William H. Pearce, MD Collaborates with the United States Military by Participating in the Senior Visiting Surgeon Program
William H. Pearce, MD
The United States has a rich history of collaboration between civilian and military surgeons. Especially in times of war, the collaboration has brought about many changes in the practice of medicine including profound advances in civilian medicine and fundamental changes in the operation and structure of military medical units.
The Senior Visiting Surgeon Program was established by the American Association for the Surgery of Trauma in conjunction with the American College of Surgeons Committee on Trauma. According to the article "Military-Civilian Collaboration in Trauma Care and the Senior Visiting Surgeon Program" in the January 27, 2007 issue of The New England Journal of Medicine, "The global objective of this program is to establish scientific exchange during 2-to-4-week tours at the Landstuhl Regional Medical Center in Landstuhl, Germany, between the leaders in civilian trauma care in the United States and experienced military clinicians. This program allows civilian trauma surgeons to participate in the care of injured soldiers by performing surgical procedures and directing intensive care; they also contribute to education at the center through lectures, serve as scientific mentors, and provide expert commentary during performance-improvement activities."
The Senior Visiting Surgeon Program was initially designed to bring civilian and military surgeons together for one basic, but very important reason - the expert trauma experience of the civilian trauma surgeon. On a daily basis, especially in urban areas, civilian trauma surgeons treat traumatic injuries from motor vehicle accidents to gun shot wounds. On the other hand, military surgeons in times of peace primarily provide non-trauma care to retired soldiers and their spouses at Veterans Affairs hospitals. When the United States launched its attack on Iraq the need for mentorship between the two surgeon groups became a matter of life and death for our soldiers.
William H. Pearce, MD is the chief of Vascular Surgery at Northwestern Memorial Hospital, associate director of the Bluhm Cardiovascular Institute, surgical director of the Center for Vascular Disease, and the Violet R. and Charles A. Baldwin Professor of Surgery at Northwestern University's Feinberg School of Medicine. He is recognized, both nationally and internationally, for his efforts in research, training, education, patient care, and advocacy.
In the fall of 2005, Dr. Pearce began working with military surgeons to establish a program for vascular surgeons similar to the Senior Visiting Surgeon Program. After spending two weeks at Walter Reed Army Medical Center operating, rounding, and caring for patients of Operation Iraqi Freedom and Operation Enduring Freedom, his goal was achieved. With the help of the Society of Vascular Surgery (SVS), a rotating program for vascular surgeons was established.
In addition to his time spent at Walter Reed Army Medical Center, Dr. Pearce also recently (January 7-18, 2008) traveled to Germany to participate in the Senior Visiting Surgeon Program at Landstuhl Regional Medical Center to care for wounded soldiers. During his time at Landstuhl, Dr. Pearce performed surgery on injured soldiers and helped establish clinical research studies.
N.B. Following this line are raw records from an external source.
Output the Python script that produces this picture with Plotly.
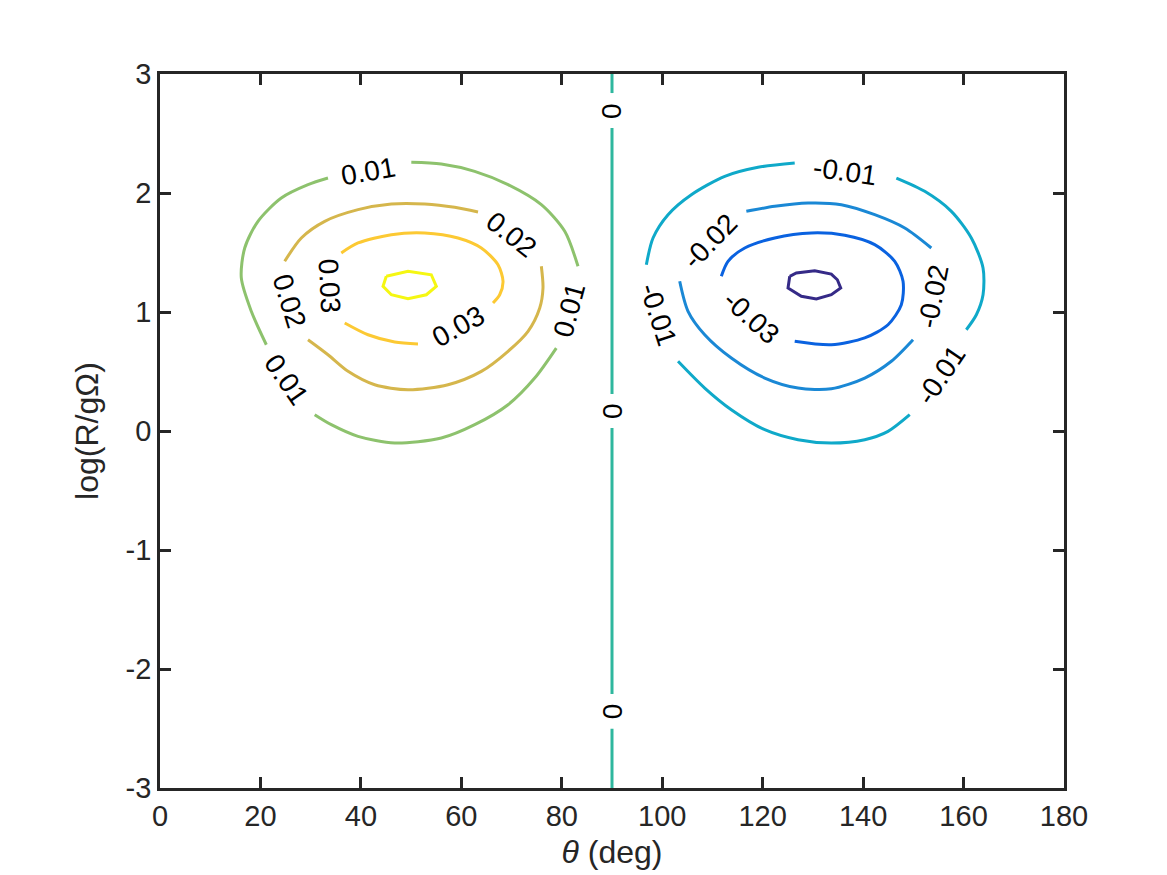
import plotly.graph_objects as go

# ---- contour paths (theta in deg, log(R/gOmega)); None = break for a label ----
theta_p04 = [45.06, 49.38, 54.02, 55.02, 53.03, 49.38, 46.06, 44.41, 45.06]
logr_p04 = [1.300, 1.342, 1.313, 1.216, 1.145, 1.112, 1.145, 1.216, 1.300]

theta_p03 = [36.10, 39.43, 46.06, 52.71, 59.34, 63.98, 67.30, 68.30, 67.64, 66.31, None,
             51.37, 46.73, 41.42, 36.78]
logr_p03 = [1.496, 1.580, 1.650, 1.664, 1.622, 1.538, 1.397, 1.258, 1.145, 1.076, None,
            0.731, 0.748, 0.809, 0.908]

theta_p02 = [24.83, 28.14, 32.80, 39.43, 46.06, 52.71, 58.68, 63.32, None,
             75.93, 76.26, 75.61, 73.28, 69.30, 63.98, 57.35, 49.38, 42.75, 37.44, 33.45, 29.47]
logr_p02 = [1.426, 1.622, 1.762, 1.860, 1.908, 1.908, 1.880, 1.840, None,
            1.384, 1.202, 1.034, 0.838, 0.670, 0.501, 0.389, 0.347, 0.389, 0.502, 0.641, 0.767]

theta_p01 = [50.04, 56.01, 62.66, 69.30, 75.93, 80.59, 83.23, None,
             78.91, 74.61, 69.30, 62.66, 56.01, 46.73, 39.43, 34.11, 30.80, None,
             21.17, 18.18, 16.19, 16.87, 19.51, 24.15, 29.47, 33.45]
logr_p01 = [2.258, 2.244, 2.182, 2.070, 1.902, 1.678, 1.384, None,
            0.697, 0.445, 0.221, 0.053, -0.059, -0.101, -0.045, 0.053, 0.137, None,
            0.725, 1.006, 1.286, 1.538, 1.762, 1.958, 2.070, 2.126]

theta_0 = [90, 90, None, 90, 90, None, 90, 90, None, 90, 90]
logr_0 = [3.0, 2.84, None, 2.546, 0.311, None, 0.025, -2.21, None, -2.502, -3.0]

theta_m01 = [96.84, 98.17, 101.16, 105.80, 112.45, 119.08, 126.38, None,
             146.62, 152.27, 157.57, 161.55, 163.88, 163.88, 162.55, 160.55, None,
             149.28, 144.96, 140.32, 133.67, 127.04, 120.41, 113.76, 108.46, 103.15]
logr_m01 = [1.397, 1.622, 1.818, 1.986, 2.140, 2.216, 2.252, None,
            2.126, 2.014, 1.846, 1.622, 1.370, 1.145, 0.977, 0.851, None,
            0.137, -0.003, -0.073, -0.101, -0.073, 0.011, 0.179, 0.361, 0.586]

theta_m02 = [116.75, 122.40, 129.03, 135.66, 142.31, 148.29, 153.58, None,
             149.94, 145.62, 140.32, 133.67, 127.04, 120.41, 113.76, 108.46, 105.14, 103.48]
logr_m02 = [1.846, 1.888, 1.916, 1.902, 1.818, 1.706, 1.538, None,
            0.767, 0.586, 0.445, 0.355, 0.361, 0.445, 0.613, 0.809, 1.006, 1.258]

theta_m03 = [111.77, 113.10, 116.43, 122.40, 129.69, 136.34, 142.31, 146.30, 147.95,
             147.61, 144.96, 140.32, 133.67, 126.38]
logr_m03 = [1.300, 1.426, 1.538, 1.622, 1.664, 1.645, 1.566, 1.426, 1.258,
            1.061, 0.893, 0.782, 0.725, 0.754]

theta_m04 = [125.39, 126.70, 130.37, 133.67, 134.87, 135.54, 133.67, 130.69, 127.70, 125.05, 125.39]
logr_m04 = [1.300, 1.328, 1.347, 1.319, 1.271, 1.202, 1.145, 1.109, 1.132, 1.202, 1.300]

# ---- contour labels ----
label_text = ["0.01", "0.02", "0.01", "0.01", "0.02", "0.03", "0.03",
              "0", "0", "0",
              "-0.01", "-0.02", "-0.02", "-0.01", "-0.03", "-0.01"]
label_theta = [41.42, 69.95, 81.58, 25.15, 25.82, 33.79, 59.34,
               90.0, 90.0, 90.0,
               136.34, 109.46, 153.92, 155.58, 117.74, 99.16]
label_logr = [2.182, 1.650, 1.019, 0.431, 1.090, 1.216, 0.880,
              2.69, 0.168, -2.356,
              2.182, 1.594, 1.132, 0.473, 0.950, 0.977]
label_angle = [-10, 38, -75, 55, 73, 87, -29,
               -90, -90, -90,
               8, -46, -79, -56, 42, 72]

x_ticks = [0, 20, 40, 60, 80, 100, 120, 140, 160, 180]
y_ticks = [-3, -2, -1, 0, 1, 2, 3]

paths = [
    (theta_m04, logr_m04, "#352A87", "linear"),
    (theta_m03, logr_m03, "#0A62E0", "spline"),
    (theta_m02, logr_m02, "#1A88D5", "spline"),
    (theta_m01, logr_m01, "#0FA9C9", "spline"),
    (theta_0, logr_0, "#2EB79E", "linear"),
    (theta_p01, logr_p01, "#8DC26D", "spline"),
    (theta_p02, logr_p02, "#D5B64C", "spline"),
    (theta_p03, logr_p03, "#FCC933", "spline"),
    (theta_p04, logr_p04, "#F5F712", "linear"),
]

FONT = "Liberation Sans, Arial, Helvetica, sans-serif"
fig = go.Figure()
for xs, ys, col, shape in paths:
    line = dict(color=col, width=3, shape=shape)
    if shape == "spline":
        line["smoothing"] = 0.8
    fig.add_trace(go.Scatter(x=xs, y=ys, mode="lines", line=line,
                             connectgaps=False, hoverinfo="skip", showlegend=False))

for t, x, y, a in zip(label_text, label_theta, label_logr, label_angle):
    fig.add_annotation(x=x, y=y, text=t, textangle=a, showarrow=False,
                       font=dict(family=FONT, size=28, color="black"),
                       xanchor="center", yanchor="middle")

axis_common = dict(showgrid=False, zeroline=False, showline=True, linecolor="#262626",
                   linewidth=2.8, mirror="ticks", ticks="inside", ticklen=11, tickwidth=2.8,
                   tickcolor="#262626", tickfont=dict(family=FONT, size=29, color="#262626"))

fig.update_xaxes(range=[0, 180], tickvals=x_ticks, ticktext=[str(v) for v in x_ticks],
                 title=dict(text="<i>θ</i> (deg)", font=dict(family=FONT, size=32, color="#262626"),
                            standoff=10), **axis_common)
fig.update_yaxes(range=[-3, 3], tickvals=y_ticks, ticktext=[str(v) for v in y_ticks],
                 title=dict(text="log(R/gΩ)", font=dict(family=FONT, size=32, color="#262626"),
                            standoff=18), **axis_common)

fig.update_layout(width=1167, height=875, plot_bgcolor="white", paper_bgcolor="white",
                  margin=dict(l=152, r=111, t=66, b=95), showlegend=False)

fig.write_html("out.html")
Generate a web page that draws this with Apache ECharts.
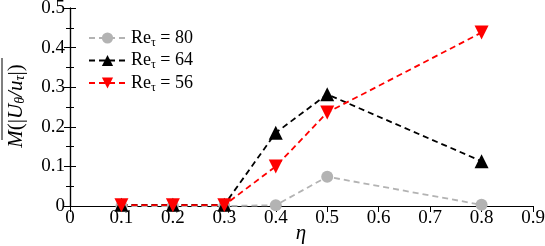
<!DOCTYPE html>
<html><head><meta charset="utf-8">
<script src="https://cdn.jsdelivr.net/npm/echarts@6/dist/echarts.min.js"></script>
<style>html,body{margin:0;padding:0;background:#fff}#c{width:545px;height:246px}</style>
</head><body><div id="c"></div>
<script>
const etaValues = [0.1, 0.2, 0.3, 0.4, 0.5, 0.8];
const re80 = [0, 0, 0, 0.002, 0.074, 0.003];
const re64 = [0.003, 0.003, 0.003, 0.185, 0.282, 0.113];
const re56 = [0.002, 0.002, 0.002, 0.1, 0.236, 0.438];
const seriesNames = ['Re\u03c4 = 80', 'Re\u03c4 = 64', 'Re\u03c4 = 56'];
const xTicks = [0, 0.1, 0.2, 0.3, 0.4, 0.5, 0.6, 0.7, 0.8, 0.9];
const yTicks = [0, 0.1, 0.2, 0.3, 0.4, 0.5];
const xTitle = '\u03b7';

const FONT = 'Liberation Serif';
const chart = echarts.init(document.getElementById('c'));
const pairs = v => etaValues.map((x, i) => [x, v[i]]);
const axisCommon = {
  axisLine: {lineStyle: {color: '#000', width: 1.2}},
  splitLine: {show: false},
};
function mk(name, data, color, symbol, size, rot) {
  return {
    name, type: 'line', data: pairs(data), symbol, symbolSize: size, symbolRotate: rot || 0,
    lineStyle: {color, width: 1.8, type: [6, 4]}, itemStyle: {color},
    animation: false, z: 3
  };
}
chart.setOption({
  animation: false,
  textStyle: {fontFamily: FONT},
  grid: {left: 70, right: 12, top: 8, bottom: 40, containLabel: false, outerBoundsMode: 'none'},
  legend: {
    orient: 'vertical', left: 83, top: 24, itemGap: 3, itemWidth: 37, itemHeight: 14,
    textStyle: {fontFamily: FONT, fontSize: 18, color: '#000',
      rich: {a: {fontFamily: FONT, fontSize: 18}, s: {fontFamily: FONT, fontSize: 12, verticalAlign: 'bottom', padding: [9, 0, 0, 0]}}},
    formatter: n => '{a|Re}{s|\u03c4}{a| ' + n.split(' ').slice(1).join(' ') + '}',
    data: seriesNames
  },
  xAxis: [{
    type: 'value', min: 0, max: 0.9, interval: 0.1, ...axisCommon,
    axisTick: {show: false},
    axisLabel: {fontFamily: FONT, fontSize: 19, color: '#000', margin: 3,
      formatter: v => { const t = xTicks.find(t => Math.abs(t - v) < 1e-6); return t === 0 ? '0' : String(t); }}
  }, {
    type: 'value', position: 'top', min: 0, max: 0.9, interval: 0.1, ...axisCommon,
    axisTick: {inside: true, length: 6, lineStyle: {color: '#000'}},
    axisLabel: {show: false}
  }],
  yAxis: [{
    type: 'value', min: 0, max: 0.5, interval: 0.1, ...axisCommon,
    axisTick: {inside: true, length: 6, lineStyle: {color: '#000'}},
    minorTick: {show: true, splitNumber: 2, length: 4, lineStyle: {color: '#000'}},
    axisLabel: {fontFamily: FONT, fontSize: 19, color: '#000', margin: 5,
      formatter: v => { const t = yTicks.find(t => Math.abs(t - v) < 1e-6); return t === 0 ? '0' : String(t); }}
  }, {
    type: 'value', position: 'right', min: 0, max: 0.5, interval: 0.1, ...axisCommon,
    axisTick: {inside: true, length: 6, lineStyle: {color: '#000'}},
    minorTick: {show: true, splitNumber: 2, length: 4, lineStyle: {color: '#000'}},
    axisLabel: {show: false}
  }],
  series: [
    mk(seriesNames[0], re80, '#b3b3b3', 'circle', 12),
    mk(seriesNames[1], re64, '#000000', 'triangle', 14),
    mk(seriesNames[2], re56, '#ff0000', 'triangle', 14, 180)
  ],
  graphic: [{
    type: 'text', x: 301, y: 233,
    style: {text: xTitle, align: 'center', verticalAlign: 'middle',
      font: 'italic 21px "Liberation Serif"', fill: '#000'}
  }, {
    type: 'group', x: 16, y: 106, rotation: Math.PI / 2,
    children: [{
      type: 'text', x: 0, y: 0,
      style: {
        text: '{i|M}{n|(|}{i|U}{sb|\u03b8}{i|/u}{sb|\u03c4}{n||)}',
        align: 'center', verticalAlign: 'middle',
        rich: {
          i: {fontFamily: FONT, fontSize: 21, fontStyle: 'italic', fill: '#000'},
          n: {fontFamily: FONT, fontSize: 21, fill: '#000'},
          sb: {fontFamily: FONT, fontSize: 14, fontStyle: 'italic', fill: '#000', padding: [9, 0, 0, 0]}
        }
      }
    }, {
      type: 'line', shape: {x1: -34, y1: -14, x2: 48, y2: -14}, style: {stroke: '#000', lineWidth: 1}
    }]
  }]
});
</script></body></html>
"I am amazed at the magnitude and multiplicity of the wounds that our soldiers receive, especially to the arms and legs as their body armor does not protect their extremities. The use of the electronic medical record by the military is extremely helpful as you prepare to receive soldiers with these catastrophic injuries. Knowing the type and extent of injury and the care received to that injury prior to going into surgery greatly improves the outcomes for that soldier," stated Dr. Pearce.
"I was pleased to donate my time and honored to be able to give back to the United States military. My time at Landstuhl Regional Medical Center was a wonderful experience. I was very impressed by the skill of the military surgeons and the high morale and bravery of our troops."
1. N Engl J Med. 2007 Dec 27;357(26):2723-7.